12 | first.next = Some(second);
| ^^^^^^^^^^ cannot assign
Remember that variables in Rust are constant by default. We need to add mut
to make these mutable.
let mut first = Box::new(Node {value: 1, next: None});
let mut second = Box::new(Node {value: 2, next: None});
let mut third = Box::new(Node {value: 3, next: None});
first.next = Some(second);
second.next = Some(third);
More errors!
error[E0382]: assign to part of moved value: `*second`
--> src/main.rs:12:5
|
8 | let mut second = Box::new(Node {value: 2, next: None});
| ---------- move occurs because `second` has type `std::boxed::Box<Node>`, which does not implement the `Copy` trait
...
11 | first.next = Some(second);
| ------ value moved here
12 | second.next = Some(third);
| ^^^^^^^^^^^ value partially assigned here after move
This is an ownership issue: the compiler is saying that second
has been moved
elsewhere, and we’re trying to use it after it has been moved.
Where did it get moved to? Let’s draw this out. When we first create the three nodes, the world looks like this:
Then, after this line:
first.next = Some(second);
the world looks like this:
If you take another look at the compiler error message, you can actually see the compiler trying to explain this to us:
11 | first.next = Some(second);
| ------ value moved here
The second node has been moved out of the second
variable and into the Some
option that was placed in first.next
.
This is the kind of annoying problem that happens a lot in Rust. In C, we have pointers, and we can use the pointers whenever we want (even if they aren’t actually valid anymore, which is a problem). In Rust, the compiler applies a set of specific rules to invalidate your variables whenever you transfer ownership. Although this protects us against memory errors, it can be extremely annoying, and sometimes we need to rewrite our code in different ways in order to satisfy the compiler.
Fortunately for us, there is a simple fix in our case: we can just swap the two lines.

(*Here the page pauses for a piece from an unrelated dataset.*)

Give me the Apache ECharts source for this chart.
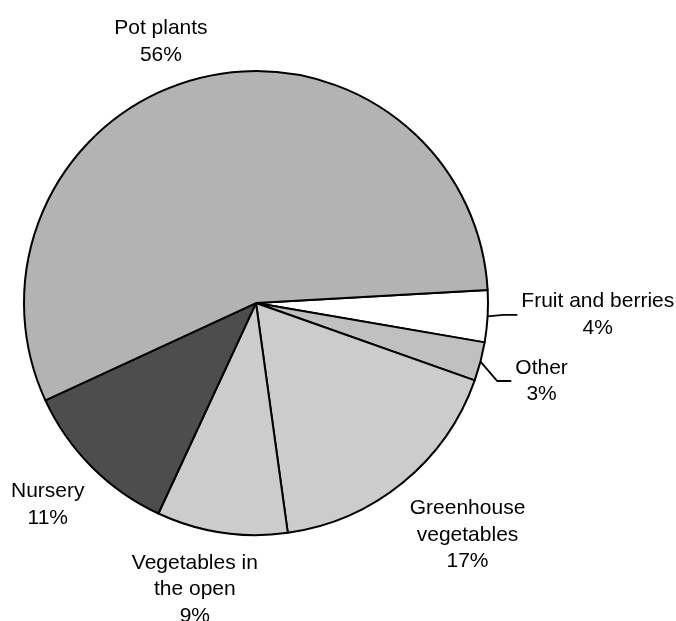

second.next = Some(third);
first.next = Some(second);
This first transfers ownership of the third node into the second node, then transfers ownership of the second node into the first node.
Now, first
effectively owns the entire list. When the first
variable is no
longer being used, the first Node
will be dropped, which will cause the first
Option
to be dropped, which will cause the second Node to be dropped, and so
on until all the memory is freed.
Looping over the list
In C, the way you’d traditionally iterate over a linked list is to create a
Node*
pointer pointing to the first element; then, advance that pointer
through the list, stopping once the pointer becomes NULL:
Node* curr = first;
while (curr != NULL) {
printf("%d\n", curr->value);
curr = curr->next;
}
We can do something similar in Rust. First, we take a reference to the first element:
let curr: &Box<Node> = &first;
Then, we can loop through until we reach the end of the list.
However, note that in the C code, we loop until curr
is NULL, but curr
can’t be NULL in Rust. However, we can make curr
an Option
, stopping the
loop when we see that it is None
:
let curr: Option<&Box<Node>> = Some(&first);
while curr.is_some() {
// we can unwrap the Option because we know for sure that curr is Some
println!("{}", curr.unwrap().value);
let next: &Option<Box<Node>> = &curr.unwrap().next;
curr = next;
}
This code is really close, but it doesn’t quite compile because of a type
mismatch. Conceptually, next
is a reference to curr.next
. However, curr
is supposed to be an Option
that is None
if we’ve hit the end of the list,
or a reference to an element in the list if we haven’t reached the end yet:
There is a method called
Option::as_ref
that is handy in situations such as these. as_ref
takes a reference to an
Option. If the Option is None
, then it returns None
back to you, but if the
option is Some
, then it peeks inside and returns to you Some(a reference to the thing inside)
. It’s not often that you need this unless you’re working
with data structure-y code, but it can be handy to keep in your bag of tricks.
let curr: Option<&Box<Node>> = Some(&first);
while curr.is_some() {
// we can unwrap the Option because we know for sure that curr is Some
println!("{}", curr.unwrap().value);
let next: &Option<Box<Node>> = &curr.unwrap().next;
// Get an Option with a reference to the next element
curr = next.as_ref();
}
And with that, we have a linked list that we can iterate over and print out!